#3 Calamity at both ends results in two quick goals
It was turning out to be a measured started to the second half for Chelsea before Antonio Rudiger endured a howler at the back.
The German international was in line with a loose ball in his own box, under pressure from the Blades forwards. However, in the ensuing miscommunication with Edouard Mendy, Rudiger passed the ball into the back of his own net while his keeper was marching towards it.
However, moments later, Mount's pressure on Lowe resulted in a sloppy backpass that broke the shackles for a lively Werner.
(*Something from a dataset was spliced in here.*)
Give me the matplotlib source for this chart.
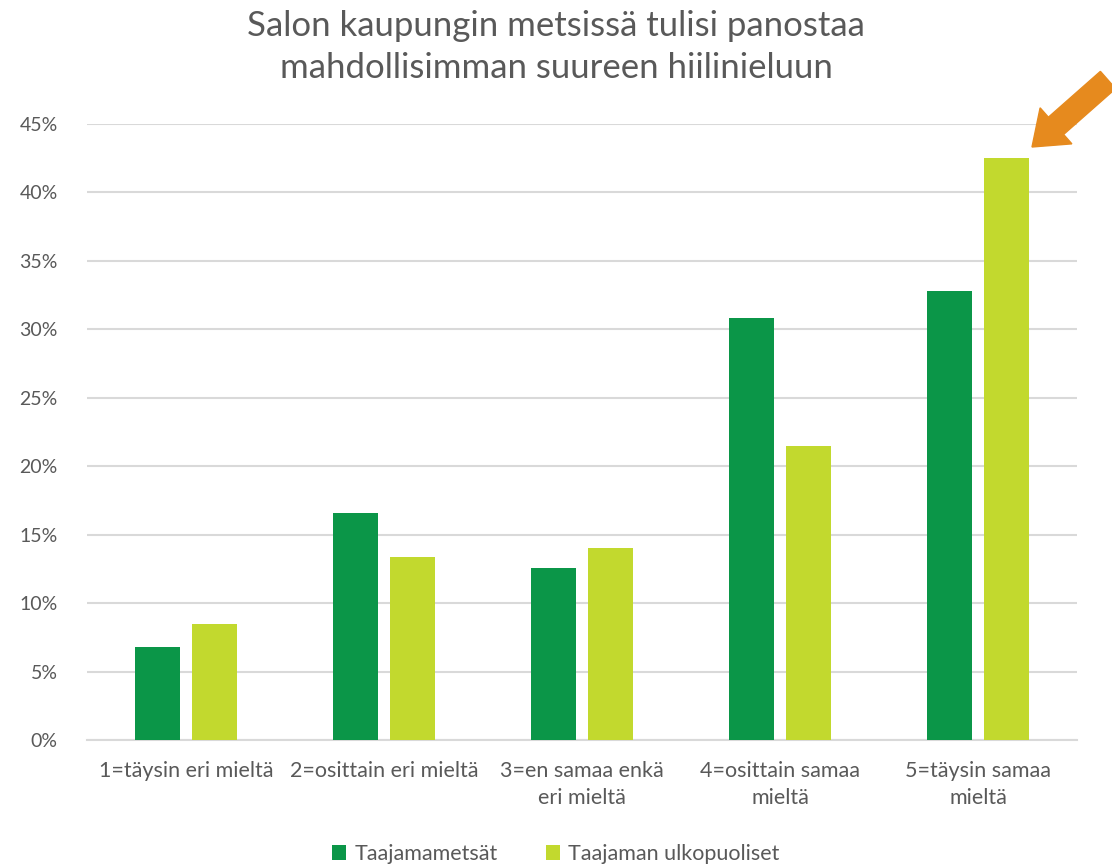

Aaron Ramsdale denied the striker a clear goalscoring chance by taking him down, which after a VAR check, was deemed as a penalty.
Jorginho stepped up with his traditional hop-skip style, placing the ball imperiously past the hosts' keeper.
#4 Smart game-management from Chelsea caps off three points
Chelsea have now claimed ten points from their four games under Tuchel, and it's safe to say that they have largely dominated on all occasions.
It was the same against Sheffield; Chelsea worked the ball around extremely well just when Sheffield morphed into a back four and had three strikers on the pitch.
The Blues had their moments to dart forward, but chose to utilise the runners and pass around with conviction, thereby robbing the Blades of possession.
The fact that Sheffield moved to a four-man defence also allowed Chelsea to use spaces down the right-hand side, where N'Golo Kante was introduced as the final substitute.
Despite a couple of late scares from Billy Sharp and David McGoldrick, Chelsea saw off Sheffield United with ease.
#5 Timo Werner was on top of his game against Sheffield
His goal drought has still not ended, but Timo Werner was arguably Chelsea's best player on the pitch.
The forward was his side's only attacking outlet early on when they lacked ideas, but Werner continually ran in behind the Sheffield United backline and looked very sharp in possession. He established close control with the ball and always aimed to drift infield, with Ben Chilwell providing the width.
Werner's cut-back for Mount was sublime, and so was his presence of mind to pounce on a backpass that led to the penalty.
This performance was a clear demonstration for strikers who go through grey patches - work hard, play to one's strengths and run the races while questioning the opposition's shape.